I was seriously afraid of everything. I’d crush my mother’s hand, holding onto it for dear life, when walking through a crowd. Once, when a group of college students complimented my Popple backpack (that thing was awesome, by the way), I got so jittery from all the attention, I immediately swapped it out for a dull, run-of-the-mill blue backpack that would warrant no feedback from strangers. And then there was the time in first grade, I was the teacher’s helper for a week, but I was unprepared for the weighty responsibilities of the task – like running errands for my teacher and INTERACTING WITH STRANGERS; I was told to deliver a note upstairs to the third grade teacher, and I was so terrified I nearly threw up.
At some point, I realized I preferred not to be a shrinking violet. I decided it was important to do things outside the comfort zone I’d created for myself. You know, actually take a risk once in a while. Thank goodness. Or, I might have missed the chance to travel to England for four weeks for the trip of a lifetime.
Five years ago this week, I traveled to England with four strangers for a month-long stay. It was one of the most daunting – and ultimately one of the most rewarding – things I’ve ever done.
I went through a rigorous multi-interview process with one of South Carolina’s two over-arching regional Rotary groups. Dozens upon dozens apply for a chance to be a part of these annual Group Study Exchange trips. I was elated when I discovered I was one of four young adults chosen from South Carolina to accompany a Rotarian team leader on this trip meant for cultural and vocational immersion.
And in the middle of September of 2008, unsure of what life held in store for me – but deciding the then-unknown reward just might be worth the risk – I flew across the Atlantic and landed in London.
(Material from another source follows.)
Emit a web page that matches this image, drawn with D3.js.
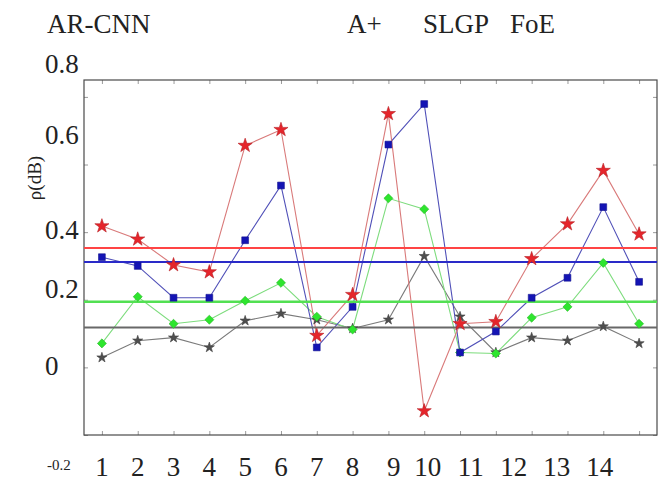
<!DOCTYPE html>
<html>
<head>
<meta charset="utf-8">
<script src="https://cdn.jsdelivr.net/npm/d3@7"></script>
<style>
  body { margin: 0; background: #fff; }
  svg text { font-family: "Liberation Serif", "DejaVu Serif", "Times New Roman", serif; fill: #222; }
</style>
</head>
<body>
<div class="chart"></div>
<script>
const xIndex = d3.range(1, 17);

const redVals   = [0.418, 0.379, 0.303, 0.282, 0.656, 0.703, 0.094, 0.215, 0.750, -0.129, 0.129, 0.135, 0.321, 0.424, 0.582, 0.394];
const blueVals  = [0.326, 0.300, 0.206, 0.206, 0.376, 0.538, 0.059, 0.179, 0.659, 0.779, 0.044, 0.106, 0.206, 0.265, 0.474, 0.253];
const greenVals = [0.071, 0.209, 0.129, 0.141, 0.197, 0.250, 0.150, 0.112, 0.500, 0.468, 0.044, 0.041, 0.147, 0.179, 0.309, 0.129];
const grayVals  = [0.029, 0.079, 0.088, 0.059, 0.138, 0.159, 0.141, 0.115, 0.141, 0.329, 0.150, 0.044, 0.088, 0.079, 0.121, 0.071];

// horizontal reference levels
const meanVals = [0.353, 0.312, 0.194, 0.118];

const legendNames = ["AR-CNN", "A+", "SLGP", "FoE"];
const yTickVals = [0.8, 0.6, 0.4, 0.2, 0, -0.2];
const xTickLabels = ["1", "2", "3", "4", "5", "6", "7", "8", "9", "10", "11", "12", "13", "14"];
const xTickLabelAt = [1, 2, 3, 4, 5, 6, 7, 8, 9.15, 10.1, 11.3, 12.5, 13.7, 14.9];

const W = 668, H = 481;
const box = {left: 84, right: 657, top: 80, bottom: 435};
const serif = "Liberation Serif, DejaVu Serif, Times New Roman, serif";

const svg = d3.select('.chart').append('svg')
  .attr('width', W).attr('height', H)
  .attr('font-family', serif);

const x = d3.scaleLinear().domain([0.5, 16.5]).range([box.left, box.right]);
const y = d3.scaleLinear().domain([-0.2, 0.85]).range([box.bottom, box.top]);

const series = [
  {vals: grayVals,  line: "#7a7a7a", fill: "#4e4e4e", mean: "#686868", sym: d3.symbolStar,     size: 32, mw: 2},
  {vals: greenVals, line: "#7ddc7d", fill: "#2ee52e", mean: "#52e052", sym: d3.symbolDiamond2, size: 52, mw: 2.5},
  {vals: blueVals,  line: "#5050b8", fill: "#1414b4", mean: "#2a2ac8", sym: d3.symbolSquare,   size: 46, mw: 2},
  {vals: redVals,   line: "#d97a7a", fill: "#e5252b", mean: "#ff4444", sym: d3.symbolStar,     size: 62, mw: 2}
];
const meanOrder = [3, 2, 1, 0]; // red, blue, green, gray

// ticks, all pointing inward
svg.append('g').attr('transform', `translate(${box.left},0)`)
  .call(d3.axisRight(y).tickValues(yTickVals).tickSize(4).tickFormat(''));
svg.append('g').attr('transform', `translate(${box.right},0)`)
  .call(d3.axisLeft(y).tickValues(yTickVals).tickSize(4).tickFormat(''));
svg.append('g').attr('transform', `translate(0,${box.top})`)
  .call(d3.axisBottom(x).tickValues(xIndex).tickSize(4).tickFormat(''));
svg.append('g').attr('transform', `translate(0,${box.bottom})`)
  .call(d3.axisTop(x).tickValues(xIndex).tickSize(4).tickFormat(''));
svg.selectAll('.domain').remove();
svg.selectAll('.tick line').attr('stroke', '#9a9a9a');

svg.append('rect')
  .attr('x', box.left).attr('y', box.top)
  .attr('width', box.right - box.left).attr('height', box.bottom - box.top)
  .attr('fill', 'none').attr('stroke', '#4a4a4a').attr('stroke-width', 1.2);

const line = d3.line().x((d, i) => x(xIndex[i])).y(d => y(d));

series.forEach(s => {
  svg.append('path')
    .attr('d', line(s.vals))
    .attr('fill', 'none')
    .attr('stroke', s.line)
    .attr('stroke-width', 1.1);
});

meanOrder.forEach((k, i) => {
  const s = series[k];
  svg.append('line')
    .attr('x1', box.left).attr('x2', box.right)
    .attr('y1', y(meanVals[i])).attr('y2', y(meanVals[i]))
    .attr('stroke', s.mean)
    .attr('stroke-width', s.mw);
});

series.forEach(s => {
  svg.append('g').selectAll('path')
    .data(s.vals)
    .join('path')
      .attr('transform', (d, i) => `translate(${x(xIndex[i])},${y(d)})`)
      .attr('d', d3.symbol().type(s.sym).size(s.size))
      .attr('fill', s.fill)
      .attr('stroke', d3.color(s.fill).darker(0.6))
      .attr('stroke-width', 0.6);
});

// y tick labels (the figure's labels sit loosely next to their ticks)
const yLabelShift = {"0.8": -24, "0.6": -21, "0.4": 7, "0.2": -2, "0": 8, "-0.2": 35};
svg.append('g').selectAll('text')
  .data(yTickVals)
  .join('text')
    .attr('x', d => d === -0.2 ? 47 : 45)
    .attr('y', d => y(d) + yLabelShift[String(d)])
    .attr('font-size', d => d === -0.2 ? '15px' : '27px')
    .text(d => String(d));

svg.append('g').selectAll('text')
  .data(xTickLabels)
  .join('text')
    .attr('x', (d, i) => x(xTickLabelAt[i]))
    .attr('y', 476)
    .attr('text-anchor', 'middle')
    .attr('font-size', '27px')
    .text(d => d);

// legend names across the top
const legendX = [47, 347, 423, 510];
svg.append('g').selectAll('text')
  .data(legendNames)
  .join('text')
    .attr('x', (d, i) => legendX[i])
    .attr('y', 33)
    .attr('font-size', '27px')
    .text(d => d);

svg.append('text')
  .attr('transform', 'translate(41,178) rotate(-90)')
  .attr('text-anchor', 'middle')
  .attr('font-size', '19px')
  .text('ρ(dB)');
</script>
</body>
</html>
The great thing about GSE is that you stay in host families’ homes and you’re in towns you probably wouldn’t have visited otherwise. Peterborough, Leicester, Market Deeping, Northampton, Sleaford. Stamford. These were names with no meaning attached to them before. Before walking their narrow – and sometimes cobblestone – streets. Before staying in the homes of some of their hardest-working, friendliest denizens. Before eating at the local pubs (and devouring many a delicious plate of fish and chips). Before vocational visits that opened my eyes to the possibility of being able to have a career anywhere. Anywhere.
I experienced so much during those four weeks. I gave talks to Rotary clubs almost every other day. I felt no fear in striking up a conversation at a dinner filled with unfamiliar faces. I made lifelong friends out of people who shared their homes with me for only two days. I delivered a speech to a thousand people I didn’t know. I learned I was capable of stretching myself beyond the limits I’d previously set for myself. I learned I shouldn’t set limits.
Most importantly, I learned that no one is a stranger.
I only wish I still had my Popple backpack.